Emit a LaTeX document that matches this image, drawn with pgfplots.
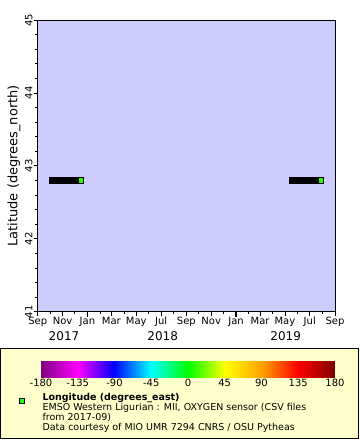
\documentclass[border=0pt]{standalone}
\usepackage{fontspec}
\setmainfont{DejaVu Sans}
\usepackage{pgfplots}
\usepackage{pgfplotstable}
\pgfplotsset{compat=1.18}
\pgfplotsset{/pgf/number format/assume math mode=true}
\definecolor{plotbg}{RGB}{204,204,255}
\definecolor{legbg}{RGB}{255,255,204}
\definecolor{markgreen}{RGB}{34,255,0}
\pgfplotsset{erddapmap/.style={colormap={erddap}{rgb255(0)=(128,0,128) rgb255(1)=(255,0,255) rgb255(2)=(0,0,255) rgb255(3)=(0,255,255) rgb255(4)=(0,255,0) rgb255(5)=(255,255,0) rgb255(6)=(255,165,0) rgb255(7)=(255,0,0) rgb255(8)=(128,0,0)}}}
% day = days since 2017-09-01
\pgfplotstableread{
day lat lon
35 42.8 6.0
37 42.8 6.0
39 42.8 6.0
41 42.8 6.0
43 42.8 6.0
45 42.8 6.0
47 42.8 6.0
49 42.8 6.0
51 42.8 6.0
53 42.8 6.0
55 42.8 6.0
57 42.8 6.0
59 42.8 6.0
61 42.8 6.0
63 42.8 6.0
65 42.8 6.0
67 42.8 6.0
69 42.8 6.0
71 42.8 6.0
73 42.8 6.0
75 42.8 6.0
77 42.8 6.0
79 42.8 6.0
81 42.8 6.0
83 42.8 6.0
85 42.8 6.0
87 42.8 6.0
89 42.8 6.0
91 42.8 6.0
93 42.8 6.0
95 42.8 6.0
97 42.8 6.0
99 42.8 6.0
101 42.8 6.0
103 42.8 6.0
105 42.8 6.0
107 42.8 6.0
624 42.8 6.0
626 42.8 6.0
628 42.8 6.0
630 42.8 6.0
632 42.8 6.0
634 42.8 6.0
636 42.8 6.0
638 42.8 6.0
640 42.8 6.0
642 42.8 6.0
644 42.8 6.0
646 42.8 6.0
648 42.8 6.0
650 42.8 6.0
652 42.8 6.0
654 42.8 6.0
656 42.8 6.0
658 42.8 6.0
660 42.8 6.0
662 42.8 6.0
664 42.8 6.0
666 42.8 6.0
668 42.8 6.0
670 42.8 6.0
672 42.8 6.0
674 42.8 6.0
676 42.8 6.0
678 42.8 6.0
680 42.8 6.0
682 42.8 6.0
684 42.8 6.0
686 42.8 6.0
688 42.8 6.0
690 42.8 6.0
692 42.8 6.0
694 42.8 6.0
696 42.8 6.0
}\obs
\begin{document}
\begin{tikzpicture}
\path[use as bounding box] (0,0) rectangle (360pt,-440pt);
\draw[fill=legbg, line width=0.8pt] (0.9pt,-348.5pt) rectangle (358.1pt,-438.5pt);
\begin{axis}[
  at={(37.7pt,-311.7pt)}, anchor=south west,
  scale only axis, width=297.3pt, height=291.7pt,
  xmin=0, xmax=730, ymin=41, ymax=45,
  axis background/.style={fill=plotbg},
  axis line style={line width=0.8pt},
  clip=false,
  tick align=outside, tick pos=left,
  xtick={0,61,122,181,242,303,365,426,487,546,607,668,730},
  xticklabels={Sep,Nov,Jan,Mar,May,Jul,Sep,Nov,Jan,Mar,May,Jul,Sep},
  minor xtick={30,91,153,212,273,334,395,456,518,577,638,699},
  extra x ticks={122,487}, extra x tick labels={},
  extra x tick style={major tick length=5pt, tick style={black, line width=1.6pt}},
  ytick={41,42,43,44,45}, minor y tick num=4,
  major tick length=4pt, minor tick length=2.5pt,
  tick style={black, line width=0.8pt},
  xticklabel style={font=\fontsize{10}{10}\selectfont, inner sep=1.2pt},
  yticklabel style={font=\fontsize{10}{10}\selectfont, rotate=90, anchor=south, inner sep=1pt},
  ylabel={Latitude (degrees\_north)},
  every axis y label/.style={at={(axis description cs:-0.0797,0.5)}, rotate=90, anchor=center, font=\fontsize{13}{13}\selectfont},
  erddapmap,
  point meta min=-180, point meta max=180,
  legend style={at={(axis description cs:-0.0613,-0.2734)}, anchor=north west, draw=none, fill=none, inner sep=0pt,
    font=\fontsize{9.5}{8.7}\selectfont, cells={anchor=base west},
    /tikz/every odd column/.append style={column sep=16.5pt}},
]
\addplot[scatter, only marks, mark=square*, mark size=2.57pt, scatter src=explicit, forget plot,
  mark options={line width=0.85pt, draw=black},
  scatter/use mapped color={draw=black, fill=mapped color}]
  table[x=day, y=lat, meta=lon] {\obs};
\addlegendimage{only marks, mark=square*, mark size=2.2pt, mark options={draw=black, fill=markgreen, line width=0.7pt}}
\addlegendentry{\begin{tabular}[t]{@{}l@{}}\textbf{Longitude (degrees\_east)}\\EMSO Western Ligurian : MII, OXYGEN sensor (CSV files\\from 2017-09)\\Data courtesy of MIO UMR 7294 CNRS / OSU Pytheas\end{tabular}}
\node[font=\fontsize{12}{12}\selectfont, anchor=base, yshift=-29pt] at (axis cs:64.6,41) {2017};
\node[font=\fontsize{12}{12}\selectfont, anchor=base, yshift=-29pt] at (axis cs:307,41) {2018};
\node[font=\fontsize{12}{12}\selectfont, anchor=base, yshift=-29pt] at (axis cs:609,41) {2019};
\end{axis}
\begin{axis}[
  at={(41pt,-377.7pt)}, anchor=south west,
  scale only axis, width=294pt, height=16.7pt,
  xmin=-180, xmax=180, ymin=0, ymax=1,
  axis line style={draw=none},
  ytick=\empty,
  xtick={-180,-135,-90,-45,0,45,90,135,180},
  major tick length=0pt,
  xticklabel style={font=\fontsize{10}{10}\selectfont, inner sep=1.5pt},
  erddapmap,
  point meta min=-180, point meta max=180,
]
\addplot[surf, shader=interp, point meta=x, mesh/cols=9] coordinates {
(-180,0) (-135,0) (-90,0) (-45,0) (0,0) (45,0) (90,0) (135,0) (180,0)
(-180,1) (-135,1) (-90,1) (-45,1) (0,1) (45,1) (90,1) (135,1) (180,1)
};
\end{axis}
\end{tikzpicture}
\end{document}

:: Aim of the exercise ::
Go through the listing above and write it out again exactly, dropping the pictures.

:: Exercise output ::
Emit a LaTeX document that matches this image, drawn with pgfplots.
\documentclass[border=0pt]{standalone}
\usepackage{fontspec}
\setmainfont{DejaVu Sans}
\usepackage{pgfplots}
\usepackage{pgfplotstable}
\pgfplotsset{compat=1.18}
\pgfplotsset{/pgf/number format/assume math mode=true}
\definecolor{plotbg}{RGB}{204,204,255}
\definecolor{legbg}{RGB}{255,255,204}
\definecolor{markgreen}{RGB}{34,255,0}
\pgfplotsset{erddapmap/.style={colormap={erddap}{rgb255(0)=(128,0,128) rgb255(1)=(255,0,255) rgb255(2)=(0,0,255) rgb255(3)=(0,255,255) rgb255(4)=(0,255,0) rgb255(5)=(255,255,0) rgb255(6)=(255,165,0) rgb255(7)=(255,0,0) rgb255(8)=(128,0,0)}}}
% day = days since 2017-09-01
\pgfplotstableread{
day lat lon
35 42.8 6.0
37 42.8 6.0
39 42.8 6.0
41 42.8 6.0
43 42.8 6.0
45 42.8 6.0
47 42.8 6.0
49 42.8 6.0
51 42.8 6.0
53 42.8 6.0
55 42.8 6.0
57 42.8 6.0
59 42.8 6.0
61 42.8 6.0
63 42.8 6.0
65 42.8 6.0
67 42.8 6.0
69 42.8 6.0
71 42.8 6.0
73 42.8 6.0
75 42.8 6.0
77 42.8 6.0
79 42.8 6.0
81 42.8 6.0
83 42.8 6.0
85 42.8 6.0
87 42.8 6.0
89 42.8 6.0
91 42.8 6.0
93 42.8 6.0
95 42.8 6.0
97 42.8 6.0
99 42.8 6.0
101 42.8 6.0
103 42.8 6.0
105 42.8 6.0
107 42.8 6.0
624 42.8 6.0
626 42.8 6.0
628 42.8 6.0
630 42.8 6.0
632 42.8 6.0
634 42.8 6.0
636 42.8 6.0
638 42.8 6.0
640 42.8 6.0
642 42.8 6.0
644 42.8 6.0
646 42.8 6.0
648 42.8 6.0
650 42.8 6.0
652 42.8 6.0
654 42.8 6.0
656 42.8 6.0
658 42.8 6.0
660 42.8 6.0
662 42.8 6.0
664 42.8 6.0
666 42.8 6.0
668 42.8 6.0
670 42.8 6.0
672 42.8 6.0
674 42.8 6.0
676 42.8 6.0
678 42.8 6.0
680 42.8 6.0
682 42.8 6.0
684 42.8 6.0
686 42.8 6.0
688 42.8 6.0
690 42.8 6.0
692 42.8 6.0
694 42.8 6.0
696 42.8 6.0
}\obs
\begin{document}
\begin{tikzpicture}
\path[use as bounding box] (0,0) rectangle (360pt,-440pt);
\draw[fill=legbg, line width=0.8pt] (0.9pt,-348.5pt) rectangle (358.1pt,-438.5pt);
\begin{axis}[
  at={(37.7pt,-311.7pt)}, anchor=south west,
  scale only axis, width=297.3pt, height=291.7pt,
  xmin=0, xmax=730, ymin=41, ymax=45,
  axis background/.style={fill=plotbg},
  axis line style={line width=0.8pt},
  clip=false,
  tick align=outside, tick pos=left,
  xtick={0,61,122,181,242,303,365,426,487,546,607,668,730},
  xticklabels={Sep,Nov,Jan,Mar,May,Jul,Sep,Nov,Jan,Mar,May,Jul,Sep},
  minor xtick={30,91,153,212,273,334,395,456,518,577,638,699},
  extra x ticks={122,487}, extra x tick labels={},
  extra x tick style={major tick length=5pt, tick style={black, line width=1.6pt}},
  ytick={41,42,43,44,45}, minor y tick num=4,
  major tick length=4pt, minor tick length=2.5pt,
  tick style={black, line width=0.8pt},
  xticklabel style={font=\fontsize{10}{10}\selectfont, inner sep=1.2pt},
  yticklabel style={font=\fontsize{10}{10}\selectfont, rotate=90, anchor=south, inner sep=1pt},
  ylabel={Latitude (degrees\_north)},
  every axis y label/.style={at={(axis description cs:-0.0797,0.5)}, rotate=90, anchor=center, font=\fontsize{13}{13}\selectfont},
  erddapmap,
  point meta min=-180, point meta max=180,
  legend style={at={(axis description cs:-0.0613,-0.2734)}, anchor=north west, draw=none, fill=none, inner sep=0pt,
    font=\fontsize{9.5}{8.7}\selectfont, cells={anchor=base west},
    /tikz/every odd column/.append style={column sep=16.5pt}},
]
\addplot[scatter, only marks, mark=square*, mark size=2.57pt, scatter src=explicit, forget plot,
  mark options={line width=0.85pt, draw=black},
  scatter/use mapped color={draw=black, fill=mapped color}]
  table[x=day, y=lat, meta=lon] {\obs};
\addlegendimage{only marks, mark=square*, mark size=2.2pt, mark options={draw=black, fill=markgreen, line width=0.7pt}}
\addlegendentry{\begin{tabular}[t]{@{}l@{}}\textbf{Longitude (degrees\_east)}\\EMSO Western Ligurian : MII, OXYGEN sensor (CSV files\\from 2017-09)\\Data courtesy of MIO UMR 7294 CNRS / OSU Pytheas\end{tabular}}
\node[font=\fontsize{12}{12}\selectfont, anchor=base, yshift=-29pt] at (axis cs:64.6,41) {2017};
\node[font=\fontsize{12}{12}\selectfont, anchor=base, yshift=-29pt] at (axis cs:307,41) {2018};
\node[font=\fontsize{12}{12}\selectfont, anchor=base, yshift=-29pt] at (axis cs:609,41) {2019};
\end{axis}
\begin{axis}[
  at={(41pt,-377.7pt)}, anchor=south west,
  scale only axis, width=294pt, height=16.7pt,
  xmin=-180, xmax=180, ymin=0, ymax=1,
  axis line style={draw=none},
  ytick=\empty,
  xtick={-180,-135,-90,-45,0,45,90,135,180},
  major tick length=0pt,
  xticklabel style={font=\fontsize{10}{10}\selectfont, inner sep=1.5pt},
  erddapmap,
  point meta min=-180, point meta max=180,
]
\addplot[surf, shader=interp, point meta=x, mesh/cols=9] coordinates {
(-180,0) (-135,0) (-90,0) (-45,0) (0,0) (45,0) (90,0) (135,0) (180,0)
(-180,1) (-135,1) (-90,1) (-45,1) (0,1) (45,1) (90,1) (135,1) (180,1)
};
\end{axis}
\end{tikzpicture}
\end{document}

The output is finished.